“A person who had never listened to nor read a tale or myth or parable or story, would remain ignorant of his own emotional and spiritual heights and depths, would not know quite fully what it is to be human,” Ursula K. Le Guin.
Often the path to hell is filled with good intentions. This old saying, is what the book “The Big Fat Naughty Cat” is all about. The book is a tale about a little girl called Lira, her family and a cat. With good intentions, Lira takes a fat dirty and ugly cat, always feeding on trash bins to her home – where it received a warm welcome. However, Lira and her family are thwarted when the Big Fat Naughty Cat does not appreciate their thoughtfulness. The cat started being ill-behaved around the house, ended up destroying Lira, her family and friends.
The author, Buhle Mthethwa who was only 10-years-old when she published her book in 2017 says she is on a mission to instil a culture of reading in her peers, one book at a time, starting with The Big Fat Naughty Cat. The aim is to promote literacy among other things and also want children from underprivileged background, to see themselves in a book.

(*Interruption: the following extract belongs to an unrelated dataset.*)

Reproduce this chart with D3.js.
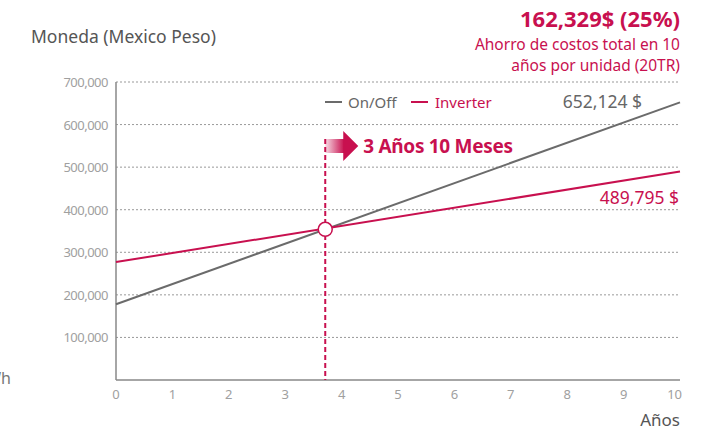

It’s been widely noted that children living in destitution or in underprivileged communities do not read, let alone having interest in finding books with illustrations and characters they can resonate with. The rising author, capitalised on this and decided to pen down a children’s book, targeting kids between the ages of four to fourteen years. The Big Fat Naughty Cat, which took Buhle three months to finish, was hand wrote on an exam pad with illustrations. When done, she asked her mother, who is a director of Invest South Africa at the Department of Trade and Industry, to publish the book for her. Buhle was inspired by other children’s books and her favourite TV shows when she decided to write The Big Fat Naughty Cat. Since she published her book, she has been receiving support from brands, including Cell C, which agreed to sponsor 1 000 copies to be donated to Thabaneng Primary School.